Limited national savings and level of income. Accumulation of debts leads to a reduction in the level of investment and an increase in the level of interest rates. When the government borrows more money, a high percentage of savings is allocated towards government securities hence decreasing the level of investment and making the workforce less productive.

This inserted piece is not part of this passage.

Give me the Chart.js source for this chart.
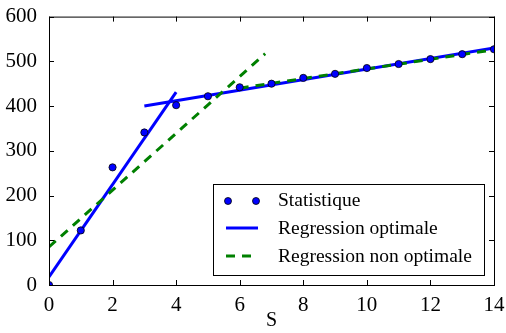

b) Through taxation, An and Chong (2015) suggest that the government collects revenue which is used to clear debts. It is important to note that in most cases in order to finance the various expenditures, Government in most cases increases tax. Taxes include business tax, local income tax, state and federal taxes. There are also sin taxes like on tobacco and alcohol products, estate tax, property tax and corporate taxes. However, taxation as a tool of reducing deficit is associated with compliance challenges. None compliance to tax distorts competition and undermines revenue and also raises equity compromise issues which may negative impact the overall revenue mobilization objectives of the Government both in the short and long run period. Also, increases in taxes has a negative impacts on investments and profits
Spending. The government spends its savings on productive projects and making improvements in public entities to generate more revenue for paying debts, (Barbosa, 2018). However, Government spending is associated with long run inflationary pressures which may have a negative impact on the economy. Also, changes in Government spending impacts the levels of unemployment, investment and revenues
References
An, Z., & Chong, Z. (2015). Debt centralization and soft budget constraint. Public Finance and Management, 15(2), 153.
Barbosa, F. D. H. (2018). Government Budget Constraint. In Macroeconomic Theory (pp. 307-338). Springer, Cham.
Gabaix, X. (2020). A behavioral New Keynesian model. American Economic Review, 110(8), 2271-2327.
Piazzesi, M., Rogers, C., & Schneider, M. (2019). Money and banking in a New Keynesian model. Standford WP.
Van Beveren, I. (2012). Total factor productivity estimation: A practical review. Journal of economic surveys, 26(1), 98-128.